(EXERCISE DETAILS): Collect every line below that contains the word "Reproduce".

(RECORDS SUPPLIED):
◆ ◆ ◆ ◆ ◆

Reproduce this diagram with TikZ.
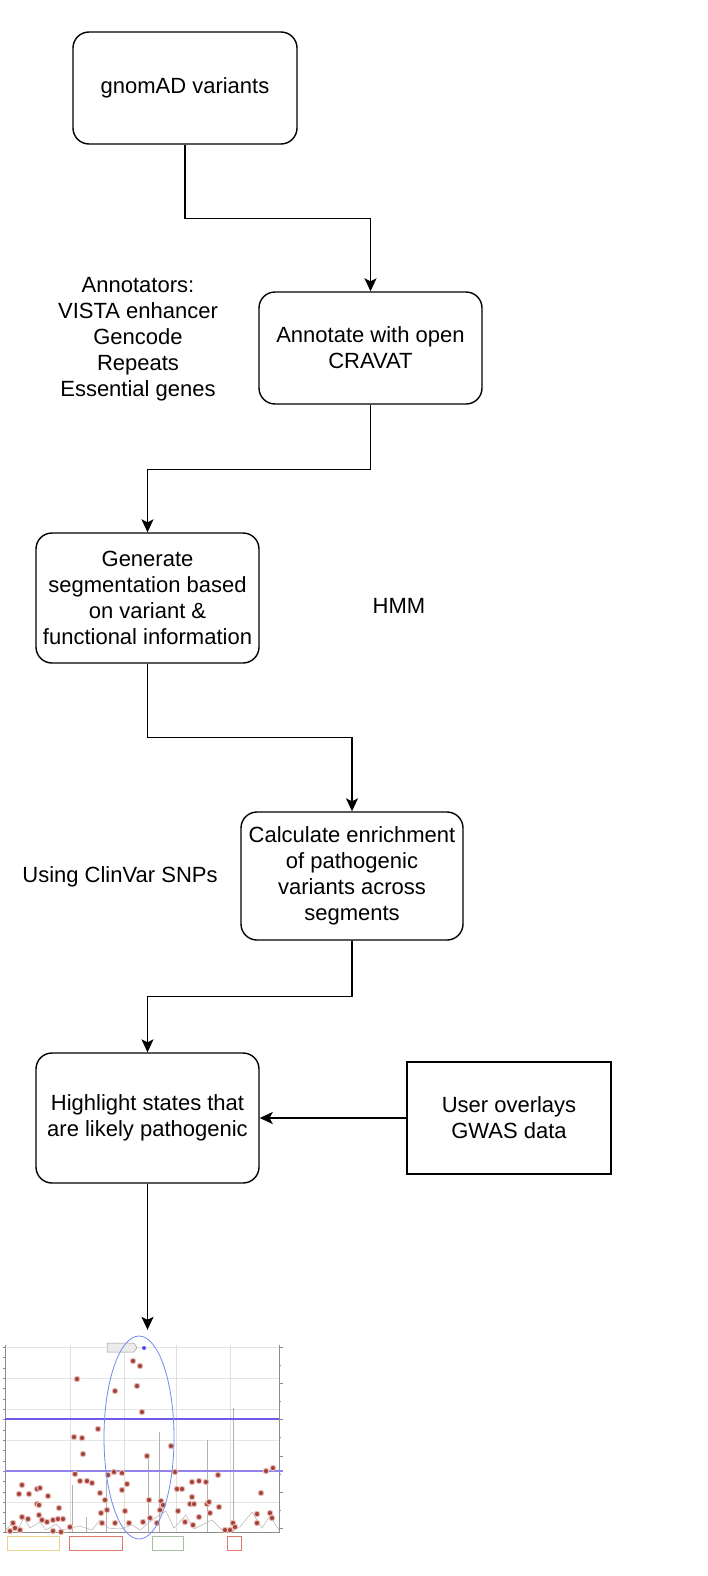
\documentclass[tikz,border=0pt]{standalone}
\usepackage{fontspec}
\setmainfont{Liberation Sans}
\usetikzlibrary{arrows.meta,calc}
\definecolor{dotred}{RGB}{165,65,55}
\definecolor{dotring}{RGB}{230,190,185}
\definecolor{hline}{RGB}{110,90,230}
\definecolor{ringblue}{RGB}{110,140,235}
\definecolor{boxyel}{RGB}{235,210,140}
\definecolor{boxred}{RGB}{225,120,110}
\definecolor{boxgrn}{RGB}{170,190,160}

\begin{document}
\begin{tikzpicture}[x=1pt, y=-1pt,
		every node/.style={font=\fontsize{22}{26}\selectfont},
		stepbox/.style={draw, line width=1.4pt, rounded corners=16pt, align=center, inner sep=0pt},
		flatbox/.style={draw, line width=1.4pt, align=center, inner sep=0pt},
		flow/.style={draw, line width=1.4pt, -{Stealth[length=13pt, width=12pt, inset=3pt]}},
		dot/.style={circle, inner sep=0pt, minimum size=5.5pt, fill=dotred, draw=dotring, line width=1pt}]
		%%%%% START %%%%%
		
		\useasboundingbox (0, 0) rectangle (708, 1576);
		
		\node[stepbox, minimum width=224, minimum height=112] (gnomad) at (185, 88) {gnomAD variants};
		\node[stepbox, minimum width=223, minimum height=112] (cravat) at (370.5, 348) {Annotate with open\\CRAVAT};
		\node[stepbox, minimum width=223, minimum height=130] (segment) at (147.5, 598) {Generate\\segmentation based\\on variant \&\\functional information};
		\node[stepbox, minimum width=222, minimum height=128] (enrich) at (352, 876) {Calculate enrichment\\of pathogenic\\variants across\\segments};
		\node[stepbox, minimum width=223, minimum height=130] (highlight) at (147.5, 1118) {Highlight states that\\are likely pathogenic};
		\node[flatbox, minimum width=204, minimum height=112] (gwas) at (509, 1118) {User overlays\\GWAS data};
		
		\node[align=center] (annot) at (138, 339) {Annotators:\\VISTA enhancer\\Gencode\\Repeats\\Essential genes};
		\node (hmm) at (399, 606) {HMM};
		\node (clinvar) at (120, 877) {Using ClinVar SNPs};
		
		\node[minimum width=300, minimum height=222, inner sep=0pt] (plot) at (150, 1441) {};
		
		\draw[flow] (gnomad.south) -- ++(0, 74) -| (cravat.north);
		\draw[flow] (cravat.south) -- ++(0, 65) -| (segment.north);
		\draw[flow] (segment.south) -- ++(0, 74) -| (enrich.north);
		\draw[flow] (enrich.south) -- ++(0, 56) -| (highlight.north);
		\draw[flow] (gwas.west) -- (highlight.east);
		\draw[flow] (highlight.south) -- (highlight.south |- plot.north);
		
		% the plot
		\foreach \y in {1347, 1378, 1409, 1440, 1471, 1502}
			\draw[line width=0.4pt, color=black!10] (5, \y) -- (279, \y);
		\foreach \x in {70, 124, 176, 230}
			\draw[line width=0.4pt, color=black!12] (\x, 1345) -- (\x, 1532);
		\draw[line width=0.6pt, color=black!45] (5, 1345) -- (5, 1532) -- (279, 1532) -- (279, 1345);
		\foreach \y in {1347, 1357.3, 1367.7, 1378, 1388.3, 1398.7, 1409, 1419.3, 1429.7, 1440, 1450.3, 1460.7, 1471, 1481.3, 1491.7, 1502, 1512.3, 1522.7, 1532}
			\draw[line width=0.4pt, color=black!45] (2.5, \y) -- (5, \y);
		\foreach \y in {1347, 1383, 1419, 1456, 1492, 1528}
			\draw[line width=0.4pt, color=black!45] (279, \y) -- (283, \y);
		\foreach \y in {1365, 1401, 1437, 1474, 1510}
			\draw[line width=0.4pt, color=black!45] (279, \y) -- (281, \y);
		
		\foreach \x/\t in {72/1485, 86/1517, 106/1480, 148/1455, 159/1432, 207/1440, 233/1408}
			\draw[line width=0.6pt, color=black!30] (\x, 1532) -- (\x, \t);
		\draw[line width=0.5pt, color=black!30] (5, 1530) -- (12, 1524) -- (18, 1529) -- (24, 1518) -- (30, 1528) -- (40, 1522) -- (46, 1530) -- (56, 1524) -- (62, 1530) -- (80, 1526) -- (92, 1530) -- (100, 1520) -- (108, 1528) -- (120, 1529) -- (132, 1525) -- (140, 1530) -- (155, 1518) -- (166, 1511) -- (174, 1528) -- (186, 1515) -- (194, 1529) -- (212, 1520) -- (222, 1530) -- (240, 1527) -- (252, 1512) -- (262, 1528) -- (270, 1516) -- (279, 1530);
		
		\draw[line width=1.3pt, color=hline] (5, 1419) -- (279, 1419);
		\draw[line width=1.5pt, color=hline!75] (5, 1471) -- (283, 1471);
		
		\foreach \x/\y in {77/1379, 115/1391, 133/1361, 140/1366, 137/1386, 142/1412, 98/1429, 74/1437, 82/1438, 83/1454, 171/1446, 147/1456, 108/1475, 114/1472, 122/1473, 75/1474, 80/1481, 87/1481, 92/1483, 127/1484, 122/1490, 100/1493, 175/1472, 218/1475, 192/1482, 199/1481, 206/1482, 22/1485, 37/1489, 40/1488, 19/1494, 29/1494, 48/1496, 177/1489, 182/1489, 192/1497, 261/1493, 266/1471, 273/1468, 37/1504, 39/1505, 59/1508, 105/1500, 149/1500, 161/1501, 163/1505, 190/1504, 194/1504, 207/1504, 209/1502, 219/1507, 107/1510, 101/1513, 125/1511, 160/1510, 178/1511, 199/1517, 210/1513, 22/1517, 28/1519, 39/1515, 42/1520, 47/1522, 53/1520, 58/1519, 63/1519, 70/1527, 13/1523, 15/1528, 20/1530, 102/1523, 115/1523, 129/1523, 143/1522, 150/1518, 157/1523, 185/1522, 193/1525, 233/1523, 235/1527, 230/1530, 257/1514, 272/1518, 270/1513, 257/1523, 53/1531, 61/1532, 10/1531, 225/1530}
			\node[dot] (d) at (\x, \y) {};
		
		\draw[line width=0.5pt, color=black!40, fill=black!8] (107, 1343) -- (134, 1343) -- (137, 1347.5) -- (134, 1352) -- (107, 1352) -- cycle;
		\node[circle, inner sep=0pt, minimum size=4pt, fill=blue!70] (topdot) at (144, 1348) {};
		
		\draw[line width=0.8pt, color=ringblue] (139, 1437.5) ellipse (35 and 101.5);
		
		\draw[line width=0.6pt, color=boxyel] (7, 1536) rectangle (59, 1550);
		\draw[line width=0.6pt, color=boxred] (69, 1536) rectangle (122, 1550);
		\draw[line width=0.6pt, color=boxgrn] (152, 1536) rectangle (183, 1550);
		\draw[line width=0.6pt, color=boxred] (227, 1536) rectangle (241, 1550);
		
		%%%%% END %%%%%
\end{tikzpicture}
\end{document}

◆ ◆ ◆ ◆ ◆

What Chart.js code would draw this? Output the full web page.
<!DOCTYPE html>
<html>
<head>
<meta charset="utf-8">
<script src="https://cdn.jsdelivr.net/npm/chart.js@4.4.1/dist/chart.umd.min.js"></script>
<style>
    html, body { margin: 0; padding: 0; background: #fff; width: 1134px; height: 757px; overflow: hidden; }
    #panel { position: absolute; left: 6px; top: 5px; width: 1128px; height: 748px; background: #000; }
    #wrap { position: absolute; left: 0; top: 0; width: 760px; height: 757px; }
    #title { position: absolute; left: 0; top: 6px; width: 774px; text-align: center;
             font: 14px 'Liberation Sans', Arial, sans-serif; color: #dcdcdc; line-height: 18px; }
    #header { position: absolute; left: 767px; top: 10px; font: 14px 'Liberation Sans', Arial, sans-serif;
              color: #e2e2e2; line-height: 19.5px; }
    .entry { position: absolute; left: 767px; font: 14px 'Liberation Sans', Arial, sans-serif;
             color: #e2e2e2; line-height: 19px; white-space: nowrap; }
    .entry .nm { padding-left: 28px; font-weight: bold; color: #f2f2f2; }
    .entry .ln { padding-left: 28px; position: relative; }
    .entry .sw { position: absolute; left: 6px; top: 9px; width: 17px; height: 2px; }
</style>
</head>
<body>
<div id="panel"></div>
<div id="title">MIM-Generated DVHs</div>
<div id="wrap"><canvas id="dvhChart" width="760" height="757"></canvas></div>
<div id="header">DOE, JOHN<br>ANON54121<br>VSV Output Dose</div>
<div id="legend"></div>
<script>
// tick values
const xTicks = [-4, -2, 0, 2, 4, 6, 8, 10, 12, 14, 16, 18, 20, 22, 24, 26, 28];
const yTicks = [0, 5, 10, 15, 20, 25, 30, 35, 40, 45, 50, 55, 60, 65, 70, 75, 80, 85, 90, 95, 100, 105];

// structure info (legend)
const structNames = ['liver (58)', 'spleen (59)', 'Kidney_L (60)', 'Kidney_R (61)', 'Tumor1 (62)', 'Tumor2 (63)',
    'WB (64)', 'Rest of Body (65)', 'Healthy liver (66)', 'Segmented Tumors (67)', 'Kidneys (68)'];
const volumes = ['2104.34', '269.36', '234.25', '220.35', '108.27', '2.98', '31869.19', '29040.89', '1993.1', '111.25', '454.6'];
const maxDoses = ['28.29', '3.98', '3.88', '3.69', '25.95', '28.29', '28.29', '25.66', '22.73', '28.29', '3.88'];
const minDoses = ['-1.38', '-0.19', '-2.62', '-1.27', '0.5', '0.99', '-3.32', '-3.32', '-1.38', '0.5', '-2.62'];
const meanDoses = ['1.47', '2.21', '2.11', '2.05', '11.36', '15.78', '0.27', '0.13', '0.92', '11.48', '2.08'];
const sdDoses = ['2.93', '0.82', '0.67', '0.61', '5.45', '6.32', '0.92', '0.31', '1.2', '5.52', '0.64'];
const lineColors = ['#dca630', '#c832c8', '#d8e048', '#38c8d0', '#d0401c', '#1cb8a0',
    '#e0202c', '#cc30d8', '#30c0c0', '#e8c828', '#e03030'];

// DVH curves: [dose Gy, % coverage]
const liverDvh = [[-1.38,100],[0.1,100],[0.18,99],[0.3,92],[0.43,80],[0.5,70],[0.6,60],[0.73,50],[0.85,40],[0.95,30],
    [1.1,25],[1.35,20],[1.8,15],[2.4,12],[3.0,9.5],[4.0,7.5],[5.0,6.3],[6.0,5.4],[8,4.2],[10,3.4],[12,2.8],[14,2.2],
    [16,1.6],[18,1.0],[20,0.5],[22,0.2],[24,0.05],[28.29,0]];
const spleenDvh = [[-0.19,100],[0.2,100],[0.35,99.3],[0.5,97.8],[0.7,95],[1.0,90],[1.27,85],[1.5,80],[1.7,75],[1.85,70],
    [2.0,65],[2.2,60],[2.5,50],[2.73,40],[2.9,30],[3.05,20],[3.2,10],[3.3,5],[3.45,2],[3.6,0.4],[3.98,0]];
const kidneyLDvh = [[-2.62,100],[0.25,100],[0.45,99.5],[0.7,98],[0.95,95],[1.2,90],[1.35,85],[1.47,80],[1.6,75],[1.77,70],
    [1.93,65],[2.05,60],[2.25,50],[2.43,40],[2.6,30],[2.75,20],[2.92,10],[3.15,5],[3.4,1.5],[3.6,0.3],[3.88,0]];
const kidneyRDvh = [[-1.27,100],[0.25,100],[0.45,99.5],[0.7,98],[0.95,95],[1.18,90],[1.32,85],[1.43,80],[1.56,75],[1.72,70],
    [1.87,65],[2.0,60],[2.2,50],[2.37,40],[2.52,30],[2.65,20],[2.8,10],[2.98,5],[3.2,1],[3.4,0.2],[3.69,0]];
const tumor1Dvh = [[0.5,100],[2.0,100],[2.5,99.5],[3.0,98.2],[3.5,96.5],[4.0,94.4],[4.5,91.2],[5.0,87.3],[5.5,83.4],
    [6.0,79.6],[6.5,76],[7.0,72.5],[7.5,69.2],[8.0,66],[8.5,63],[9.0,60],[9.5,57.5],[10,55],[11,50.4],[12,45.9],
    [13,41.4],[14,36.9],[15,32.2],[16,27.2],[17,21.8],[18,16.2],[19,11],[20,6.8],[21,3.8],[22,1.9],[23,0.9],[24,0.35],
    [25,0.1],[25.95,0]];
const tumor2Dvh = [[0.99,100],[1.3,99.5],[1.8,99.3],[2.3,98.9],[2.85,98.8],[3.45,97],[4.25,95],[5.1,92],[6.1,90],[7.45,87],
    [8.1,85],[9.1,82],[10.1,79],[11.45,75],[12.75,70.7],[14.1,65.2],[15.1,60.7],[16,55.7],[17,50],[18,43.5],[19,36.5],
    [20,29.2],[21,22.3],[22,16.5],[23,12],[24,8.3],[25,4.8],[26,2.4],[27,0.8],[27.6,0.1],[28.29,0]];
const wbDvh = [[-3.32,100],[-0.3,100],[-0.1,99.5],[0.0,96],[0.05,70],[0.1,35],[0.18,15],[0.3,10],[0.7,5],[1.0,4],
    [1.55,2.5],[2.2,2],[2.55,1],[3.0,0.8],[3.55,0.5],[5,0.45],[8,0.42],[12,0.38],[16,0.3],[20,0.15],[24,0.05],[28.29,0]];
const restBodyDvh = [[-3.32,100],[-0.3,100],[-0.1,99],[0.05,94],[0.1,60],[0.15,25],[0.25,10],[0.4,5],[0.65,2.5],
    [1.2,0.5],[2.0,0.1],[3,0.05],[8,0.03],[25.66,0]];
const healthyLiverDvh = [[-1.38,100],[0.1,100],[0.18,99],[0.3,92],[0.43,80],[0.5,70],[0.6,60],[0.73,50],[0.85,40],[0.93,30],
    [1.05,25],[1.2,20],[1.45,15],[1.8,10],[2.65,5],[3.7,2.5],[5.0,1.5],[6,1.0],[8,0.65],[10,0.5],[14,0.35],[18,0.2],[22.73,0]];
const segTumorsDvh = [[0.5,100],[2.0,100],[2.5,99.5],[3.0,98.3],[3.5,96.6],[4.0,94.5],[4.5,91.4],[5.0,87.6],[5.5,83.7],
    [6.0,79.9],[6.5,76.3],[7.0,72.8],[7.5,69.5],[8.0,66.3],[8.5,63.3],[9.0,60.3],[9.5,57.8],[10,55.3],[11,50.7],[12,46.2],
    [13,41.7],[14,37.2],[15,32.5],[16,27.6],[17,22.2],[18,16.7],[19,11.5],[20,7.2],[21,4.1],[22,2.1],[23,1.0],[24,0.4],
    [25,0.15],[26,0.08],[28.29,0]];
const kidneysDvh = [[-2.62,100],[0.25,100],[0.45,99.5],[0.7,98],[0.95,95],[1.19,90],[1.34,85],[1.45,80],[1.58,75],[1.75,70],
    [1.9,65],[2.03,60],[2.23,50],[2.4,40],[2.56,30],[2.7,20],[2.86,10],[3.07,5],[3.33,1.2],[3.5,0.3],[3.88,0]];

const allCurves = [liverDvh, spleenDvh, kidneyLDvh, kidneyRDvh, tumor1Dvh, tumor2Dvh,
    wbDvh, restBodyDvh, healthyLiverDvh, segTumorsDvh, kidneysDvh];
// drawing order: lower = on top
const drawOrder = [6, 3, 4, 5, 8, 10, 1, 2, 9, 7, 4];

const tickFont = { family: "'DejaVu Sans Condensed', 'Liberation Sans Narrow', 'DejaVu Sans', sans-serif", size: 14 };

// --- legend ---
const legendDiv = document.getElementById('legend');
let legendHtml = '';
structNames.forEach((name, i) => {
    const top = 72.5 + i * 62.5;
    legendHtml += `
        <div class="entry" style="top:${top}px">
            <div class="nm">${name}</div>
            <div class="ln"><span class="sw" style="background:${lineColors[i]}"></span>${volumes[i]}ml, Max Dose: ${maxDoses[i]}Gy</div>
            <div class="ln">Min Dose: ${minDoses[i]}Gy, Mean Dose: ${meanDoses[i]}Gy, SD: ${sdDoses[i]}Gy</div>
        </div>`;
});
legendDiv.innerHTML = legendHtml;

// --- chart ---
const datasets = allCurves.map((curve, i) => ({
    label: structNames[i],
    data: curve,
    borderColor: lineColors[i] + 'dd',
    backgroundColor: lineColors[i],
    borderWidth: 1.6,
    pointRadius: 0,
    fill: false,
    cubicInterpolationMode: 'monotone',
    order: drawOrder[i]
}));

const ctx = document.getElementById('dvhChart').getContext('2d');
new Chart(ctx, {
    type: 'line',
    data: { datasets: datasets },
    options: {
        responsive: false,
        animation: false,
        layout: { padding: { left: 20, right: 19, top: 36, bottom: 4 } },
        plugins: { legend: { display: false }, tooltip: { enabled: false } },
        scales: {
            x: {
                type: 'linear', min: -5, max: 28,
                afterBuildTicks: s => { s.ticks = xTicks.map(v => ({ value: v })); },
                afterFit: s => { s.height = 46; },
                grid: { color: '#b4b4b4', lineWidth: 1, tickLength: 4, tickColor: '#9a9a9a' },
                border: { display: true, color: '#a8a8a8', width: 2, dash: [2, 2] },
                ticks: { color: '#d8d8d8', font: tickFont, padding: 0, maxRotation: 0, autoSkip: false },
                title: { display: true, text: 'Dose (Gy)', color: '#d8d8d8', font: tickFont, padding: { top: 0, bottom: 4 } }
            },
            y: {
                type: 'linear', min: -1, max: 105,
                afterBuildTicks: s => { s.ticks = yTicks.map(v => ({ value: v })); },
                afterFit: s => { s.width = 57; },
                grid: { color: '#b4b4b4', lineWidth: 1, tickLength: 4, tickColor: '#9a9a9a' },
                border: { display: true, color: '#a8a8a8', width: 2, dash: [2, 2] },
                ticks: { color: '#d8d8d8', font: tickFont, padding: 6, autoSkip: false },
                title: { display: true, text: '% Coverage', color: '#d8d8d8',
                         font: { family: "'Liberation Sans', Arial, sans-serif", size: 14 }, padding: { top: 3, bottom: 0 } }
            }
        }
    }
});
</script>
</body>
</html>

◆ ◆ ◆ ◆ ◆

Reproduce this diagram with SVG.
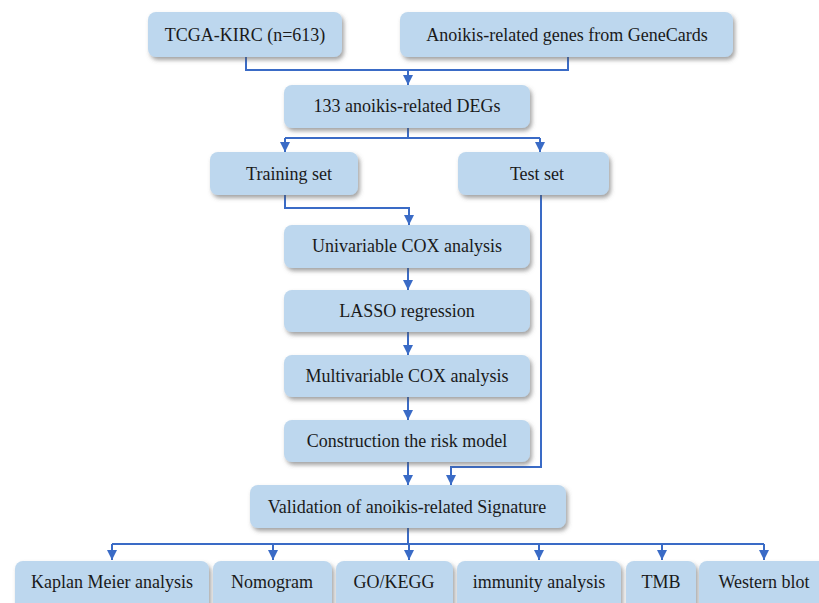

◆ ◆ ◆ ◆ ◆

(OUTPUT FOR THIS TASK):
Reproduce this diagram with TikZ.
Reproduce this diagram with SVG.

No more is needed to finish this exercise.